In books and movies, the school bully is a stock character, instantly recognizable to anyone who has ever been a student. Some are physically bigger than the rest of their classmates, while others occupy the higher levels of a school’s social strata. These characters are easy to write about, easy to recognize, and easy for the reader or audience to dislike. However, in the real world, school bullies might be harder to identify. Here are a few of the signs of bullying:
What Parents Should Look For
Is your child being bullied? It’s often hard to tell because many times you’re the last person to know. Children can be masterful at hiding the part of their lives that happens outside of the home, and without clear signals, you may not be aware that a bully is making their life difficult at school. Fortunately, there are some signs of bullying that can be observed. Some might be:
- Unexplained injuries
- Lost or destroyed clothing or belongings
- Frequently feeling sick/avoiding school
- Changes in eating or sleeping habits
- Declining grades
- Avoidance of social situations
If you notice one or more of these signs in your child, dig a little deeper by asking questions, both of your child and your child’s teacher or guidance counselor. Be prepared, however, to meet with resistance from your child. If he or she is determined to “handle it alone,” chances are you’ll have a difficult time getting information out of them. School personnel can be as equally in the dark as you are, as well.

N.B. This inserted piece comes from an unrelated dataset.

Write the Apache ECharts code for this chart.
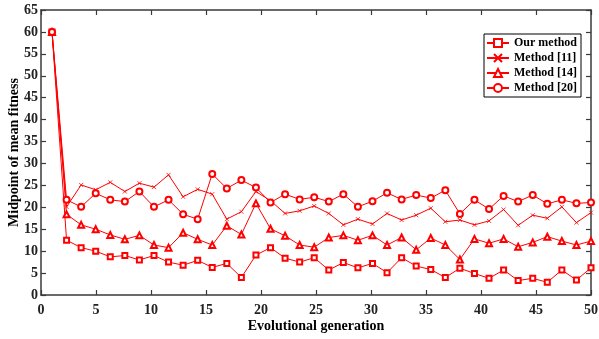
<!DOCTYPE html>
<html>
<head>
<meta charset="utf-8">
<script src="https://cdn.jsdelivr.net/npm/echarts@6/dist/echarts.min.js"></script>
<style>
html,body{margin:0;padding:0;background:#fff;}
#c{width:599px;height:339px;}
</style>
</head>
<body>
<div id="c"></div>
<script>
// Generation (x) positions of the sampled points
const generations = [1, 2.324, 3.649, 4.973, 6.297, 7.622, 8.946, 10.270, 11.595, 12.919,
  14.243, 15.568, 16.892, 18.216, 19.541, 20.865, 22.189, 23.514, 24.838, 26.162,
  27.486, 28.811, 30.135, 31.459, 32.784, 34.108, 35.432, 36.757, 38.081, 39.405,
  40.730, 42.054, 43.378, 44.703, 46.027, 47.351, 48.676, 50];

const ourMethod = [60, 12.5, 10.8, 10.0, 8.7, 9.0, 8.0, 9.0, 7.5, 6.8,
  7.9, 6.3, 7.2, 4.0, 9.1, 10.8, 8.4, 7.5, 8.5, 5.7,
  7.4, 6.2, 7.2, 5.1, 8.5, 6.6, 5.8, 4.0, 6.1, 4.9,
  3.8, 5.7, 3.3, 3.8, 2.9, 5.7, 3.4, 6.2];

const method11 = [60, 20.1, 25.1, 24.0, 25.7, 23.6, 25.5, 24.6, 27.4, 22.4,
  24.1, 23.0, 17.3, 19.0, 23.6, 21.5, 18.6, 19.2, 20.3, 18.6,
  16.0, 17.3, 16.2, 18.6, 17.1, 18.2, 19.8, 16.7, 17.1, 16.0,
  16.9, 19.5, 15.9, 18.2, 17.5, 20.1, 16.5, 18.8];

const method14 = [60, 18.4, 16.0, 15.0, 13.7, 12.7, 13.6, 11.4, 10.8, 14.2,
  12.7, 11.4, 15.8, 13.8, 20.9, 15.1, 13.5, 11.4, 10.9, 13.1,
  13.6, 12.5, 13.6, 11.4, 13.1, 10.3, 13.0, 11.4, 8.1, 12.8,
  11.8, 12.8, 11.0, 12.0, 13.3, 12.3, 11.4, 12.3];

const method20 = [60, 21.7, 20.1, 23.2, 21.7, 21.3, 23.6, 20.1, 21.7, 18.4,
  17.3, 27.6, 24.3, 26.2, 24.5, 21.1, 23.0, 21.8, 22.3, 21.3,
  23.0, 20.1, 21.4, 23.3, 21.8, 22.8, 22.1, 23.9, 18.5, 21.7,
  19.6, 22.6, 21.3, 22.8, 20.8, 21.7, 20.9, 21.1];

const seriesNames = ['Our method', 'Method [11]', 'Method [14]', 'Method [20]'];
const xTitle = 'Evolutional generation';
const yTitle = 'Midpoint of mean fitness';

const FONT = '"Liberation Serif", "Times New Roman", serif';
const RED = '#ff0000';
const AX = '#3a3a3a';

function pairs(ys){ return ys.map((y,i)=>[generations[i], y]); }

const symbols = ['emptyRect', 'path://M0,0L10,10M10,0L0,10', 'emptyTriangle', 'emptyCircle'];
const sizes = [5, 4, 6, 6];
const datas = [ourMethod, method11, method14, method20];

const chart = echarts.init(document.getElementById('c'), null, {renderer:'canvas'});

const axisCommon = {
  axisLine:{show:true, onZero:false, lineStyle:{color:AX, width:1.5}},
  axisTick:{show:true, inside:true, length:5, lineStyle:{color:AX, width:1.2}},
  splitLine:{show:false}
};

chart.setOption({
  animation:false,
  backgroundColor:'#fff',
  grid:{left:41, right:8, top:10, bottom:44, containLabel:false, outerBoundsMode:'none'},
  legend:{
    right:18, top:34,
    orient:'vertical',
    backgroundColor:'#fff',
    borderColor:'#000', borderWidth:1,
    padding:[3,4,3,2],
    itemGap:3,
    itemWidth:22, itemHeight:10,
    textStyle:{fontFamily:FONT, fontWeight:'bold', fontSize:12, color:'#000', width:58, align:'right'},
    data:seriesNames
  },
  xAxis:[
    Object.assign({type:'value', min:0, max:50, interval:5, position:'bottom',
      name:xTitle, nameLocation:'middle', nameGap:24, nameMoveOverlap:false,
      nameTextStyle:{fontFamily:FONT, fontWeight:'bold', fontSize:14, color:'#000'},
      axisLabel:{fontFamily:FONT, fontWeight:'bold', fontSize:14, color:'#222', margin:8}}, axisCommon),
    Object.assign({type:'value', min:0, max:50, interval:5, position:'top',
      axisLabel:{show:false}}, axisCommon)
  ],
  yAxis:[
    Object.assign({type:'value', min:0, max:65, interval:5, position:'left',
      name:yTitle, nameLocation:'middle', nameGap:20, nameMoveOverlap:false,
      nameTextStyle:{fontFamily:FONT, fontWeight:'bold', fontSize:14, color:'#000'},
      axisLabel:{fontFamily:FONT, fontWeight:'bold', fontSize:14, color:'#222', margin:3}}, axisCommon),
    Object.assign({type:'value', min:0, max:65, interval:5, position:'right',
      axisLabel:{show:false}}, axisCommon)
  ],
  series: datas.map((d,k)=>({
    name:seriesNames[k],
    type:'line',
    xAxisIndex:0, yAxisIndex:0,
    data:pairs(d),
    symbol:symbols[k],
    symbolSize:sizes[k],
    showAllSymbol:true,
    lineStyle:{color:RED, width:1},
    itemStyle:{color:RED, borderColor:RED, borderWidth:0.8},
    emphasis:{disabled:true}
  }))
});
</script>
</body>
</html>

Why Students Don’t Ask for Help
Even when we recognize the signs of bullying, it can be difficult to get a child to open up about what they are experiencing.
Part of the work of parenting is teaching our children to resolve their own conflicts. It’s a lesson many take to heart, to the point of feeling as if they must solve all problems on their own. Bullying is a frightening event, and many are silent about it because they are trying to figure out what to do. Other reasons bullied students don’t speak up could include:
- Feeling helpless
- Fearing backlash from the bully’s peer group
- Feeling humiliated
- Feeling socially isolated
- Fearing being rejected by their peers
More than 20% of students report being bullied. However, more than 60% of students who are bullied never report it. Clearly, if we are to help bullied students, we must give them better tools to combat it.
What If My Child is the Bully?
For some parents, their child is not the bullied, but the bully. While it’s hard to think that your child might be the one being the aggressor with classmates, there are signs to look for.
- Physical or verbal fights, especially those that seem to escalate
- Friends who bully others
- Unexplained new belongings
- Placing blame on others
- Worry about their own popularity and climbing the social ladder
If you see any of these signs, or if you are contacted by the school about your child’s behavior, take immediate action. Find out what is going on with your child. Are they retaliating against a bully themselves? Do they feel the only way to maintain their social status is to bully others? Do they feel insecure, jealous, or angry? Teasing out the root cause of the bullying behavior can take time but is absolutely essential for stopping it.
Involving the School
Even though it seems schools have had bullies since the beginning of time, the stakes are much higher now. Students, teachers, and administrators are all under a tremendous amount of pressure to perform, and such an environment can allow bullying to go unchecked. Making the school aware of bullying is a first step, but not the only one. Focusing on positive behaviors, teaching empathy and compassion, and empowering students to stand up against bullying should be ongoing for all students in all schools, all year long.
Do you recognize the signs of bullying in a student in your life? Regardless if you are a parent, teacher, or another student, you have the power to make it stop. Speak up, speak out, and help to put an end to bullying.